Violent Nursery
Description
Making planets is messy. It involves giant clouds of gas and dust, and frequent collisions between planetary building blocks. And it takes tens of millions of years to sort out.
A good example of how it works is seen in the star system Beta Pictoris. The star is only about 20 million years old. It has two known planets, both of which are much more massive than Jupiter, the giant of our own solar system. But the star also is encircled by huge disks of gas and dust – the raw materials for making planets.
And the supply is constantly changing. In one example, Webb Space Telescope revealed a ribbon of dust that looks like a cat’s tail. The tail might be debris from a collision between two big space rocks a century ago as seen from Earth.

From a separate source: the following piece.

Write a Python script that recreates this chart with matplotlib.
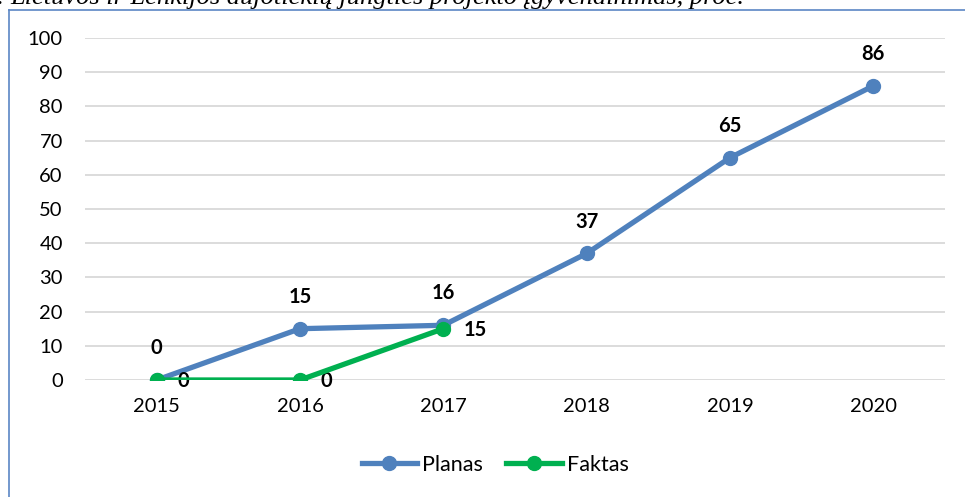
import matplotlib
matplotlib.use("Agg")
import matplotlib.pyplot as plt
from matplotlib.lines import Line2D

# Duomenys
metai = ["2015", "2016", "2017", "2018", "2019", "2020"]
planas = [0, 15, 16, 37, 65, 86]
faktas = [0, 0, 15]

plt.rcParams['font.family'] = ['Lato', 'DejaVu Sans']

W, H = 965, 497
fig = plt.figure(figsize=(W / 100, H / 100), dpi=100)
ax = fig.add_axes([85 / W, 1 - 380 / H, (945 - 85) / W, (380 - 38) / H])

blue = '#4F81BD'
green = '#00B050'
x_pl = list(range(len(planas)))
x_fk = list(range(len(faktas)))

ax.plot(x_pl, planas, '-o', color=blue, lw=3.8, markersize=10, label='Planas', zorder=3)
ax.plot(x_fk, faktas, '-o', color=green, lw=3.8, markersize=10, label='Faktas', zorder=4)

# Reikšmių etiketės
for xi, v in zip(x_pl, planas):
    ax.annotate(str(v), (xi, v), xytext=(0, 23), textcoords='offset points',
                ha='center', va='center', fontsize=14.5, fontweight='bold')
for xi, v in zip(x_fk, faktas):
    ax.annotate(str(v), (xi, v), xytext=(15, -1), textcoords='offset points',
                ha='left', va='center', fontsize=14.5, fontweight='bold')

ax.set_xlim(-0.5, len(metai) - 0.5)
ax.set_ylim(0, 100)
ax.set_xticks(x_pl)
ax.set_xticklabels(metai)
ax.set_yticks(range(0, 101, 10))
ax.tick_params(axis='both', length=0, labelsize=14.5)
ax.tick_params(axis='y', pad=16)
ax.tick_params(axis='x', pad=13)
ax.grid(axis='y', color='#D9D9D9', lw=1.3)
ax.set_axisbelow(True)
for s in ax.spines.values():
    s.set_visible(False)

fig.legend(loc='center', bbox_to_anchor=(495 / W, 1 - 465 / H), ncol=2, frameon=False,
           fontsize=15.5, handlelength=2.6, handletextpad=0.2, columnspacing=1.1)

# Rėmelis (kairė ir viršus)
fig.add_artist(Line2D([9 / W, 9 / W], [0, 1 - 10 / H], color='#5B86C5', lw=1.2))
fig.add_artist(Line2D([9 / W, 1], [1 - 10 / H, 1 - 10 / H], color='#5B86C5', lw=1.2))

# Antraštė (nukirpta viršuje, kaip originale)
fig.text(4 / W, 1 - 4 / H, "pav.", ha='right', va='baseline', fontsize=19,
         family=['Liberation Serif', 'DejaVu Serif'], style='italic')
fig.text(10 / W, 1 - 4 / H, "Lietuvos ir Lenkijos dujotiekių jungties projekto įgyvendinimas, proc.",
         ha='left', va='baseline', fontsize=19,
         family=['Liberation Serif', 'DejaVu Serif'], style='italic')

fig.savefig('out.png', dpi=100)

And earlier this year, scientists reported evidence of a more recent collision. They compared observations made by Webb to those from another space telescope a couple of decades ago. They found that two clumps of dust had vanished. That suggests there was a collision between two giant space rocks as recently as 20 years ago. The impact blasted out huge clouds of dust, which were seen by the earlier telescope. But the star has blown away most of that dust – part of the messy process of making planets.
From the far-southern U.S., Beta Pictoris just climbs into view around midnight, quite low in the south. It’s to the upper right of Canopus, the second-brightest star in the night sky.